Kameras wirken abschreckend auf Angreifer
Auch hätten die Kameras im Einsatz erwiesenermaßen eine abschreckende Wirkung auf gewaltbereite Personen. „Die Hemmschwelle, uns anzugreifen oder zu beleidigen, sinkt deutlich. Das ist schon ein klarer Vorteil“, betont Lüdtke. Gleichzeitig bringe das geplante Gesetz rechtliche Grauzonen und ein hohes Maß an Eigenverantwortung für die Beamten mit sich, da längst nicht immer klar sei, ob das Einschalten der Kamera sinnvoll oder eher kontraproduktiv wäre.

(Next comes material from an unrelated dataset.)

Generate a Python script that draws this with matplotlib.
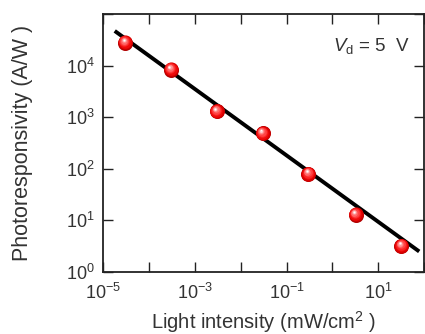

Diese Entscheidung müsse in schwierigen Einsatzsituationen blitzschnell getroffen werden. „Wir erleben ja Bürgerinnen und Bürger auch in höchst sensiblen Momenten“, gibt Björn Lüdtke zu bedenken. „Da kann das Filmen auch problematische Folgen haben.“ Mit Blick auf solche Fragen sehe er noch Fortbildungsbedarf für die Beamten. Die Geräte könnten generell problemlos an der Uniform angebracht werden und seien einfach zu bedienen.
Hintergrund von Reuls Ansinnen ist ein Fall aus Dortmund, bei dem ein Polizeibeamter einen 16-jährigen Flüchtling aus dem Senegal im Einsatz erschossen hatte. Die Polizisten waren wegen Suizidgefahr eingeschritten – der Jugendliche hatte gedroht, sich mit einem Messer umzubringen.